Luke 22:14-18 give a glimpse into Christ's heart as He partook, for the last time, of the Passover. He discloses His earnest desire for that last hour of calm before He went out to face the storm, and reveals His vision of the future feast in the perfect kingdom. That desire touchingly shows His brotherhood in all our shrinking from parting with dear ones, and in our treasuring of the last sweet, sad moments of being together. That was a true human heart, fashioned alike' with ours, which longed and planned for one quiet hour before the end, and found some bracing for Gethsemane and Calvary in the sanctities of the Upper Room. But the desire was not for Himself only. He wished to partake of that Passover, and then to transform it for ever, and to leave the new rite to His servants.
Our Lord evidently ate of the Passover; for we cannot suppose that His words in Luke 22:15 relate to an ungratified wish, but, as evidently, that eating was finished before He spoke. We shall best conceive the course of events if we suppose that the earlier stages of the paschal ceremonial were duly attended to, and that the Lord's Supper was instituted in connection with its later parts. We need not discuss what was the exact stage at which our Lord spoke and acted as in Luke 22:15-17. It is sufficient to note that in them He gives what He does not taste, and that in giving, His thoughts travel beyond all the sorrow and death to reunion and perfected festal joys. These anticipations solaced His heart in that supreme hour. For the joy that was set before Him' He endured the Cross,' and this was the crown of His joy, that all His friends should share it with Him, and sit at His table in His kingdom.

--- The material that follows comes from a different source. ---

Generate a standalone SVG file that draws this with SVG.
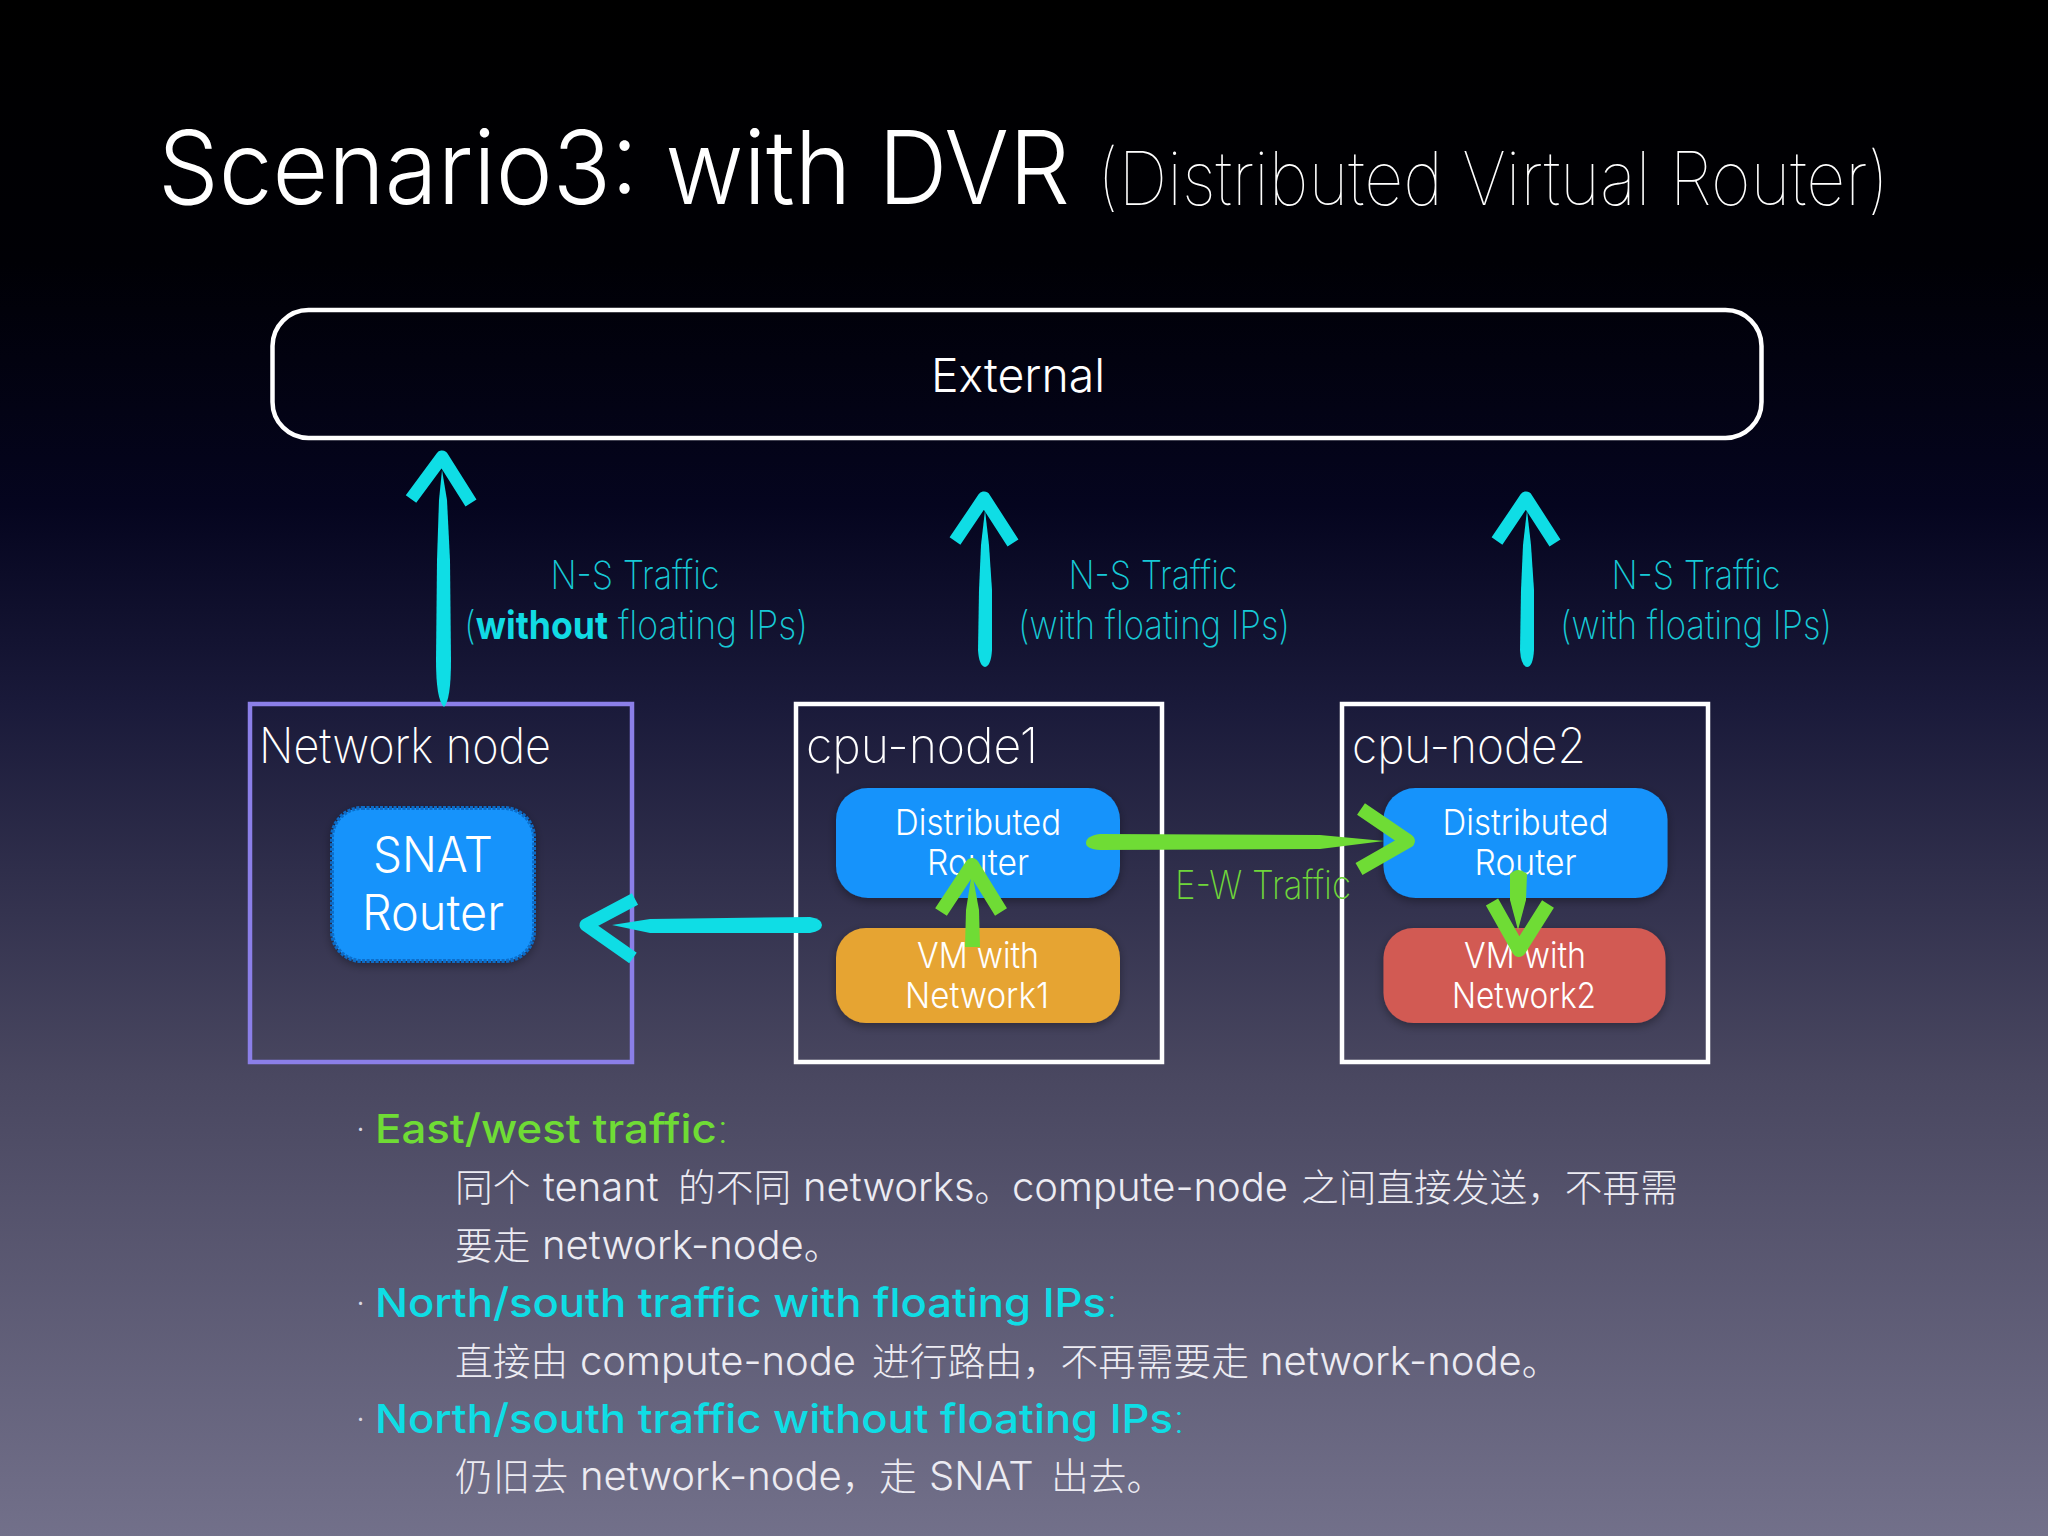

The prophetic aspect of the Lord's Supper should never be left out of view. It is at once a feast of memory and of hope, and is also a symbol for the present, inasmuch as it represents the conditions of spiritual life as being participation in the body and blood of Christ. This is where Paul learned his till He come'; and that hope which filled the Saviour's heart should ever fill ours when we remember His death.